"Contre l'espèce" d'Estelle Tharreau

Par Cassiopea

Contre l’espèce
Auteur : Estelle Tharreau
Éditions : Taurnada (6 Juin 2024)
ISBN : B0CW1F7HXW (en numérique uniquement)
483 pages

Quatrième de couverture

Le miracle écologique a eu lieu. Partout sur la planète, des recycleurs démontent l'ancien monde et la nature reprend ses droits. Seuls subsistent les hypercentres où chaque acte de la vie est piloté par huit plateformes numériques. Mais que se passe-t-il lorsqu'il ne reste plus rien à démonter et que les dirigeants de ces plateformes fomentent des projets génocidaires ? Quel destin attend John, le recycleur désabusé, Futhi, la jeune aveugle presciente, Olsen, le policier subversif, Ousmane, l'homme qui en sait trop, et Rosa, la ravisseuse du petit Willy ?

Mon avis

Dans cette dystopie, le papier a disparu, les êtres humains sont triés, catalogués dès le départ, « pucés » et tout passe par ce système : les commandes de repas, les choix etc. Le but ? Une humanité parfaite. Les plateformes numériques, aux noms très évocateurs, gèrent tout. L’éducation scolaire, les transports, le commerce etc. Et bien sûr il y a des « hypercentres » sécurisés. Vous imaginez le jour où il y a une panne ou un sabotage ? Les portes ne s’ouvrent plus, le ventre reste vide, et personne ne sait dialoguer vu que tout le monde passait son temps sur le téléphone…

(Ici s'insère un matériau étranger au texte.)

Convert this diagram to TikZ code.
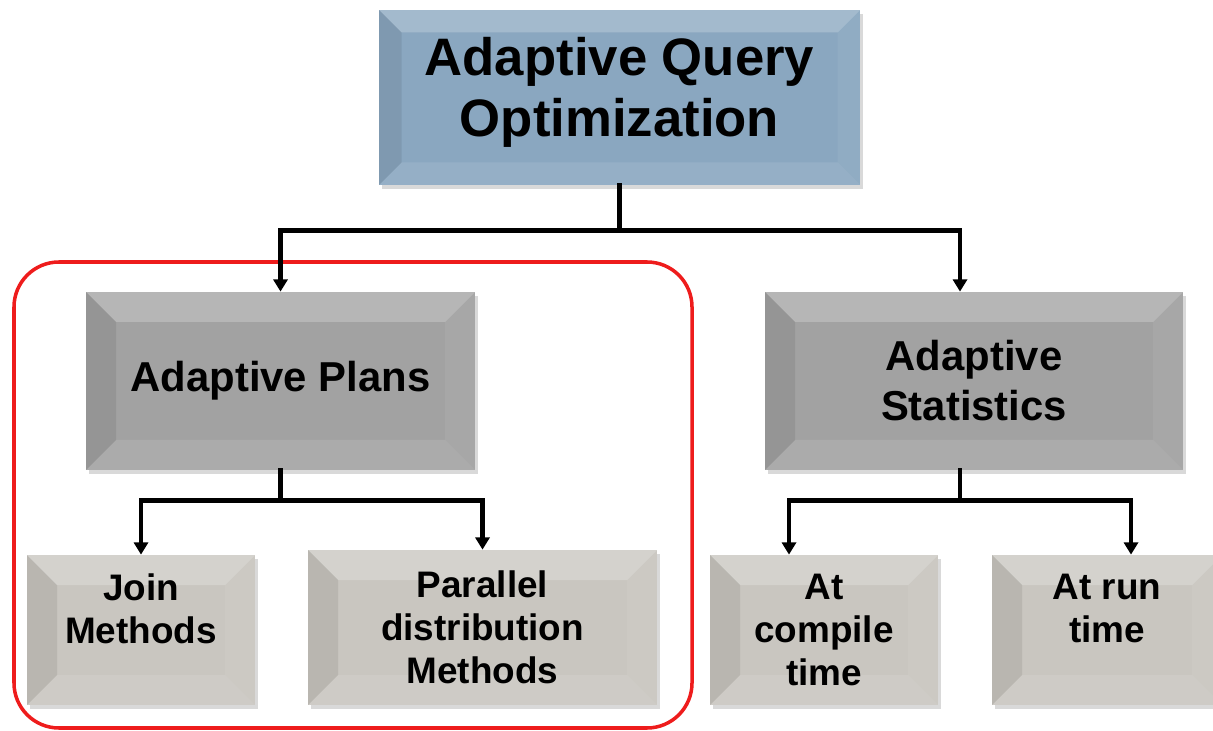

Les autres ? Ils tentent de survivre, comme ils peuvent, en se demandant sans cesse à qui faire confiance, qui croire, qu’attendre de demain…. Il y a des employés, « des robots domestiques » qui agissent sans avoir droit à la parole, en étant « transparents » et efficaces. Et là, on se dit que parfois, on ne regarde pas dans les yeux celui qui nous tend un ticket au cinéma ou ailleurs et qu’on oublie de lui dire bonjour ou merci …

Le lecteur suit les différents et assez nombreux personnages. Il découvre des comptes-rendus, les interventions d’une radio clandestine, le quotidien des uns et des autres. On passe par de nombreuses émotions, on a peur, la colère nous habite, on lève les yeux au ciel en se disant que l’auteur exagère et pourtant… Il n’est pas si loin le premier ordinateur et tout va tellement vite… Où l’homme s’arrêtera-t-il ? Alors on s’accroche dès qu’on sent une lueur d’espoir aussi minime soit elle.

Avec de nombreuses références, une écriture acérée et pointilleuse, Estelle Tharreau nous entraîne dans un monde apocalyptique où les hommes ont oublié « que nos différences sont nos richesses » et qu’on est plus forts quand on s’écoute, lorsqu’on partage et se respecte.

C’est un texte noir, sombre, qui fait frissonner, qui fait peur. Même si les hypothèses sont poussées au maximum et que c’est caricatural, on n’est pas sans ignorer que si on baisse la vigilance, on finira par tomber dans un univers comme celui qui est présenté. Et on s’interroge sur notre rôle au milieu de tout ça, sur la place qu’on donne au numérique dans nos vies et les dérives qui en découlent.

Le récit est complexe et complet. Je pense que plus « ramassé » il aurait touché plus de lecteurs. L’auteur a probablement réfléchi, fait des investigations et voulant nous mettre en garde, elle n’a rien laissé au hasard afin de nous transmettre tout ce à quoi elle a pensé. Mais parfois trop d’informations risque de noyer l’essentiel. J’ai parfois eu parfois besoin de faire une pause dans ma lecture, comme si tout cela allait me plomber le moral. Il me fallait respirer…

C’est difficile de dire si on a aimé ou pas une telle histoire. Elle nous montre un côté tellement noir de l’homme … on voudrait que ce ne soit pas possible…la lueur d’espoir est infime mais elle a le mérite d’exister n’est-ce pas ?

NB : Of course, ce titre est uniquement disponible en numérique.